Volkswagen plans to expand its Chattanooga, Tenn., factory and start production of a seven-passenger sport-utility vehicle at the plant.
The project will create about 2,000 jobs in the United States and an investment of about $900 million, including $600 million at the factory.
The automaker already has 2,500 employees building the Passat for the U.S. market at the plant.
VW is trying to reverse a sales slide in the U.S. by adding new products that better match consumer demand. The German automaker has set a target of selling 800,000 vehicles in the U.S. by 2018. But last year, it sold only 408,000.
Through the first six months of this year, sales have dropped more than 13% to 179,000.
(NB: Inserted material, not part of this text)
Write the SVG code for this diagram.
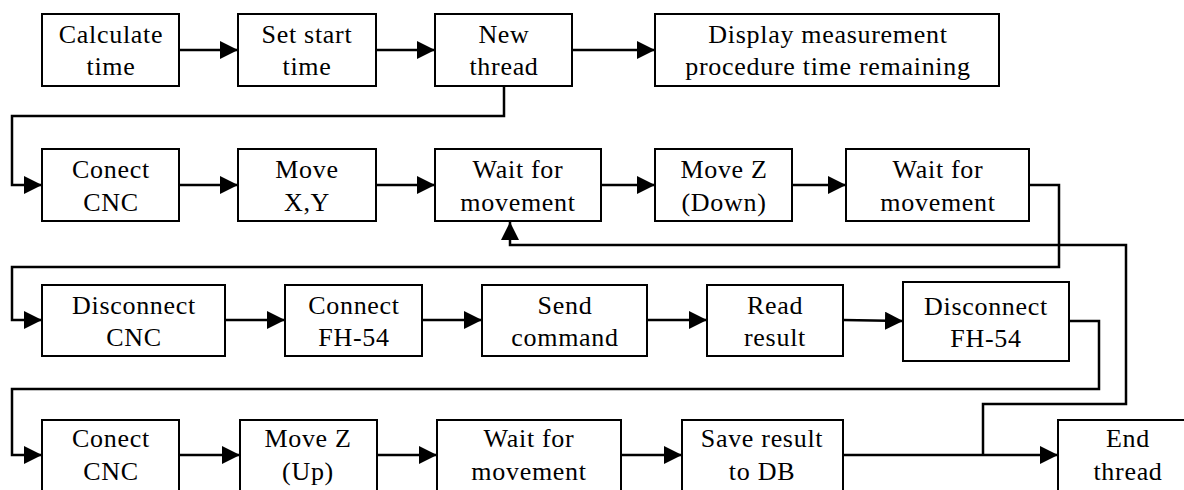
<svg xmlns="http://www.w3.org/2000/svg" width="1184" height="490" viewBox="0 0 1184 490">
<style>
.box{fill:#fff;stroke:#000;stroke-width:2}
.t{font-size:26px;letter-spacing:0.7px;text-anchor:middle;fill:#000}
.c{fill:none;stroke:#000;stroke-width:2.5;marker-end:url(#ah)}
</style>
<defs>
<marker id="ah" markerUnits="userSpaceOnUse" viewBox="0 0 18 18" refX="18" refY="9" markerWidth="18" markerHeight="18" orient="auto">
<polygon points="0,0 18,9 0,18" fill="#000"/>
</marker>
</defs>
<rect width="1184" height="490" fill="#fff"/>
<g id="connectors">
<path class="c" d="M179 50H238"/>
<path class="c" d="M376 50H435"/>
<path class="c" d="M572 50H655"/>
<path class="c" d="M504 86V116H12V185H42"/>
<path class="c" d="M179 185H238"/>
<path class="c" d="M376 185H435"/>
<path class="c" d="M601 185H655"/>
<path class="c" d="M792 185H846"/>
<path class="c" d="M1029 185H1059V267H12V320H42"/>
<path class="c" d="M225 320H285"/>
<path class="c" d="M422 320H482"/>
<path class="c" d="M647 320H707"/>
<path class="c" d="M843 320L903 321"/>
<path class="c" d="M1069 321H1099V389H12V455H42"/>
<path class="c" d="M179 455H240"/>
<path class="c" d="M377 455H437"/>
<path class="c" d="M621 455H682"/>
<path class="c" d="M843 455H1058"/>
<path class="c" d="M983 455V404H1126V245H510V222"/>
</g>
<g font-family="'Liberation Serif', 'Times New Roman', 'DejaVu Serif', serif">
<g id="n1"><rect class="box" x="42" y="14" width="137" height="72"/><text class="t" x="111" y="43">Calculate</text><text class="t" x="111" y="75">time</text></g>
<g id="n2"><rect class="box" x="238" y="14" width="138" height="72"/><text class="t" x="307" y="43">Set start</text><text class="t" x="307" y="75">time</text></g>
<g id="n3"><rect class="box" x="435" y="14" width="137" height="72"/><text class="t" x="504" y="43">New</text><text class="t" x="504" y="75">thread</text></g>
<g id="n4"><rect class="box" x="655" y="14" width="344" height="72"/><text class="t" x="828" y="43">Display measurement</text><text class="t" x="828" y="75">procedure time remaining</text></g>
<g id="n5"><rect class="box" x="42" y="149" width="137" height="72"/><text class="t" x="111" y="178">Conect</text><text class="t" x="111" y="211">CNC</text></g>
<g id="n6"><rect class="box" x="238" y="149" width="138" height="72"/><text class="t" x="307" y="178">Move</text><text class="t" x="307" y="211">X,Y</text></g>
<g id="n7"><rect class="box" x="435" y="149" width="166" height="72"/><text class="t" x="518" y="178">Wait for</text><text class="t" x="518" y="211">movement</text></g>
<g id="n8"><rect class="box" x="655" y="149" width="137" height="72"/><text class="t" x="724" y="178">Move Z</text><text class="t" x="724" y="211">(Down)</text></g>
<g id="n9"><rect class="box" x="846" y="149" width="183" height="72"/><text class="t" x="938" y="178">Wait for</text><text class="t" x="938" y="211">movement</text></g>
<g id="n10"><rect class="box" x="42" y="285" width="183" height="71"/><text class="t" x="134" y="314">Disconnect</text><text class="t" x="134" y="346">CNC</text></g>
<g id="n11"><rect class="box" x="285" y="285" width="137" height="71"/><text class="t" x="354" y="314">Connect</text><text class="t" x="354" y="346">FH-54</text></g>
<g id="n12"><rect class="box" x="482" y="285" width="165" height="71"/><text class="t" x="565" y="314">Send</text><text class="t" x="565" y="346">command</text></g>
<g id="n13"><rect class="box" x="707" y="285" width="136" height="71"/><text class="t" x="775" y="314">Read</text><text class="t" x="775" y="346">result</text></g>
<g id="n14"><rect class="box" x="903" y="282" width="166" height="79"/><text class="t" x="986" y="315">Disconnect</text><text class="t" x="986" y="347">FH-54</text></g>
<g id="n15"><rect class="box" x="42" y="420" width="137" height="72"/><text class="t" x="111" y="447">Conect</text><text class="t" x="111" y="480">CNC</text></g>
<g id="n16"><rect class="box" x="240" y="420" width="137" height="72"/><text class="t" x="308" y="447">Move Z</text><text class="t" x="308" y="480">(Up)</text></g>
<g id="n17"><rect class="box" x="437" y="420" width="184" height="72"/><text class="t" x="529" y="447">Wait for</text><text class="t" x="529" y="480">movement</text></g>
<g id="n18"><rect class="box" x="682" y="420" width="161" height="72"/><text class="t" x="762" y="447">Save result</text><text class="t" x="762" y="480">to DB</text></g>
<g id="n19"><rect class="box" x="1058" y="420" width="140" height="72"/><text class="t" x="1128" y="447">End</text><text class="t" x="1128" y="480">thread</text></g>
</g>
</svg>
"With the midsize SUV, the expansion of the Chattanooga plant and the new development center, the focus is on the wishes of the U.S. customer," said Martin Winterkorn, Volkswagen's chairman. "The Volkswagen brand is going on the attack again in America."
VW has invested heavily in China, Brazil and other nations in recent years to the detriment of its U.S. operations, Winterkorn said.
Although VW is a small brand in the U.S., the company is among the largest automakers globally.
In pinning its hopes on a mid-size SUV, VW is attacking one of the hottest segments of the market. But the factory won't start turning out the vehicle until nearly the end of 2016, making VW's 2018 target difficult to reach, analysts said.
"This investment likely will address one of the glaring holes -- an entry in the fastest-growing vehicle segment of small crossovers," said Michelle Krebs, analyst for AutoTrader.com. "To even get close to its goal, VW needs to beef up its product portfolio."
VW also plans to locate a research and development center at the factory complex, which will focus on planning cars for U.S. consumers. It will create about 200 engineering jobs in Chattanooga.